Cell suicide in multi-cellular creatures
Cell suicide programs play essential and well-documented roles in the development and maintenance of multi-cellular organisms. The evolution of cell death in multicellular organisms is readily explained because an individual's cells are clonally related and so have a shared goal in the successful development and maintenance of their ‘body'. For this reason, cell death by genetically controlled and tightly regulated processes was assumed only to have evolved in multicellular taxa.
Apoptosis in cells of multicellular animals is ‘diagnosed' when some or all of the following markers are observed: DNA fragmentation, chromatin condensation, membrane blebbing, formation of apoptotic bodies, cell shrinking, movement of phosphatidylserine to the outside of the plasma membrane, cleavage of proteins by caspases, and release of proteins from mitochondria. Necrotic death does not normally involve these markers because the severe damage involved results in rapid membrane permeability and leakage of cell contents.
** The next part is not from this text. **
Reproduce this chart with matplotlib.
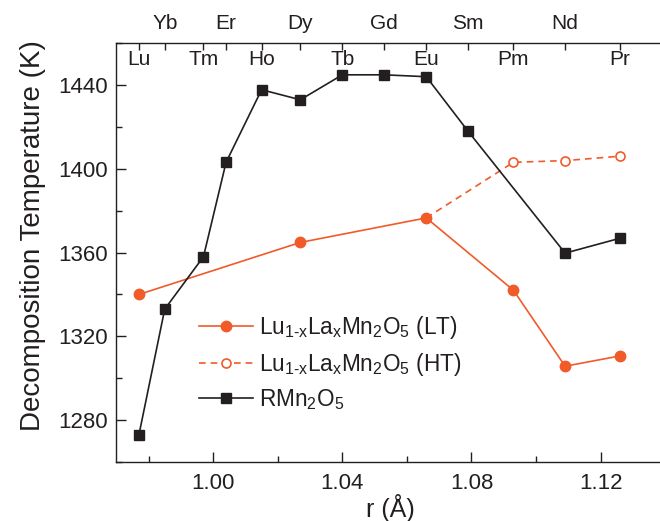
import matplotlib
matplotlib.use("Agg")
import matplotlib.pyplot as plt
from matplotlib.ticker import MultipleLocator

plt.rcParams['font.family'] = ['Liberation Sans', 'DejaVu Sans']
plt.rcParams['mathtext.default'] = 'regular'

# Data
r_black = [0.977, 0.985, 0.997, 1.004, 1.015, 1.027, 1.040, 1.053, 1.066, 1.079, 1.109, 1.126]
t_black = [1273.0, 1333.0, 1358.0, 1403.0, 1437.6, 1432.8, 1444.7, 1444.7, 1443.8, 1417.7, 1359.7, 1366.8]

r_lt = [0.977, 1.027, 1.066, 1.093, 1.109, 1.126]
t_lt = [1340.0, 1364.8, 1376.5, 1342.0, 1305.8, 1310.7]

r_ht = [1.066, 1.093, 1.109, 1.126]
t_ht = [1376.5, 1403.0, 1403.8, 1405.9]

elements = ['Lu', 'Yb', 'Tm', 'Er', 'Ho', 'Dy', 'Tb', 'Gd', 'Eu', 'Sm', 'Pm', 'Nd', 'Pr']
elem_r = [0.977, 0.985, 0.997, 1.004, 1.015, 1.027, 1.040, 1.053, 1.066, 1.079, 1.093, 1.109, 1.126]

orange = '#F15A29'
black = '#231F20'

fig = plt.figure(figsize=(6.60, 5.21), dpi=100)
ax = fig.add_axes([0.1762, 0.1127, 1.0079 - 0.1762, 0.918 - 0.1127])

l_lt, = ax.plot(r_lt, t_lt, '-', color=orange, lw=1.2, marker='o', ms=7.5,
                mfc=orange, mec=orange, zorder=4,
                label='Lu$_{1‐x}$La$_{x}$Mn$_{2}$O$_{5}$ (LT)')
l_ht, = ax.plot(r_ht, t_ht, '--', color=orange, lw=1.2, marker='o', ms=6.5,
                mfc='white', mec=orange, mew=1.2, zorder=3, dashes=(4, 3),
                markevery=[1, 2, 3],
                label='Lu$_{1‐x}$La$_{x}$Mn$_{2}$O$_{5}$ (HT)')
l_bk, = ax.plot(r_black, t_black, '-', color=black, lw=1.2, marker='s', ms=6.5,
                mfc=black, mec=black, zorder=5, label='RMn$_{2}$O$_{5}$')

ax.set_xlim(0.97, 1.14)
ax.set_ylim(1260, 1460)
ax.xaxis.set_major_locator(MultipleLocator(0.04))
ax.xaxis.set_minor_locator(MultipleLocator(0.02))
ax.yaxis.set_major_locator(MultipleLocator(40))
ax.yaxis.set_minor_locator(MultipleLocator(20))
ax.set_xticks([1.00, 1.04, 1.08, 1.12])
ax.set_xticklabels(['1.00', '1.04', '1.08', '1.12'])
ax.tick_params(which='both', direction='in', labelsize=16, colors=black, width=1.0)
ax.tick_params(which='major', length=7)
ax.tick_params(which='minor', length=4)
ax.tick_params(axis='x', pad=8)
ax.tick_params(axis='y', pad=6)
ax.spines['right'].set_visible(False)
for s in ['left', 'bottom', 'top']:
    ax.spines[s].set_linewidth(1.0)
    ax.spines[s].set_color(black)

ax.set_xlabel('r (Å)', fontsize=18, color=black, labelpad=0)
ax.set_ylabel('Decomposition Temperature (K)', fontsize=20, color=black)
ax.yaxis.set_label_coords(-0.128, 0.54)

# top axis with element labels
ax2 = ax.twiny()
ax2.set_xlim(ax.get_xlim())
ax2.set_xticks(elem_r)
ax2.set_xticklabels([])
ax2.tick_params(axis='x', direction='in', length=5, width=1.0, colors=black)
for s in ax2.spines.values():
    s.set_visible(False)
trans = ax.get_xaxis_transform()
for i, (name, rv) in enumerate(zip(elements, elem_r)):
    if i % 2 == 0:
        ax.text(rv, 0.982, name, transform=trans, ha='center', va='top', fontsize=15, color=black)
    else:
        ax.text(rv, 1.024, name, transform=trans, ha='center', va='bottom', fontsize=15, color=black)

leg = ax.legend(handles=[l_lt, l_ht, l_bk], loc='upper left', bbox_to_anchor=(0.1507, 0.353),
                frameon=False, fontsize=16.3, handlelength=2.4, handletextpad=0.27,
                labelspacing=0.42, borderaxespad=0, borderpad=0)
for t in leg.get_texts():
    t.set_color(black)

fig.savefig('out.png', dpi=100)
Cell suicide in malaria parasites
Multiple markers of apoptosis have been observed in both mosquito and blood stages of malaria parasites. The most comprehensive studies have focussed on the rodent malaria parasite P. berghei, due to the ease of in vitro and in vivo manipulation of this model. When a mosquito vector takes a blood meal from an infected host, male and female parasite stages (gametocytes) rapidly differentiate into gametes and mate in the midgut. Fertilised females then develop into motile ookinete stages, which penetrate the midgut wall of their vector, encyst, and produce parasite stages that are infective to new hosts. In P. berghei, a number of ookinetes undergo apoptosis like cell death instead of attempting to invade the midgut wall of their vector. Markers of apoptosis observed in ookinetes include chromatin condensation, DNA fragmentation, and the activity of caspase-like proteases. This phenomenon occurs independently of mosquito and host blood factors and is not unique to Plasmodium parasites; evidence of apoptosis across a range of protozoan parasites (including Leishmania, Trypanosoma and Toxoplasma) is rapidly accumulating.
Discovering cell death in malaria and other unicellular parasites has resulted in controversy over fundamental questions about the evolution of programmed cell-death: According to"Darwinian Survival of the Fittest" parasites are expected to evolve strategies to maximise their proliferation not their death.
To date, most research effort has focussed on unravelling the genetic mechanisms and physiological pathways involved in apoptosis so evolutionary explanations for why unicellular parasites undergo apoptosis remain untested. It is possible that parasites use apoptosis to "altruistically" self-regulate their number to avoid excessive infection levels that could kill their vectors before transmission to new hosts has occurred. This explanation assumes that vector survival is negatively related to parasite burden and apoptosis is a co-operative (altruistic) trait because parasites are using apoptosis to benefit the surviving parasites.
Regulating parasite numbers to prolong vector survival would benefit survivors, as would reducing competition for resources between parasites. The question of whether malaria infection is harmful to mosquitoes is not yet resolved and this may be due to varying levels of parasite apoptosis. If apoptosis is a cooperative trait it will be more frequent in infections in which parasites are genetically related because parasites should only undergo apoptosis when their actions will benefit their kin. Alternatively, in genetically diverse infections, competition for resources is likely to occur and parasites would benefit from inducing their unrelated competitors to undergo apoptosis. Investigating the relationship between apoptosis and the genetic diversity of infections is key to understanding the evolution and maintenance of this trait.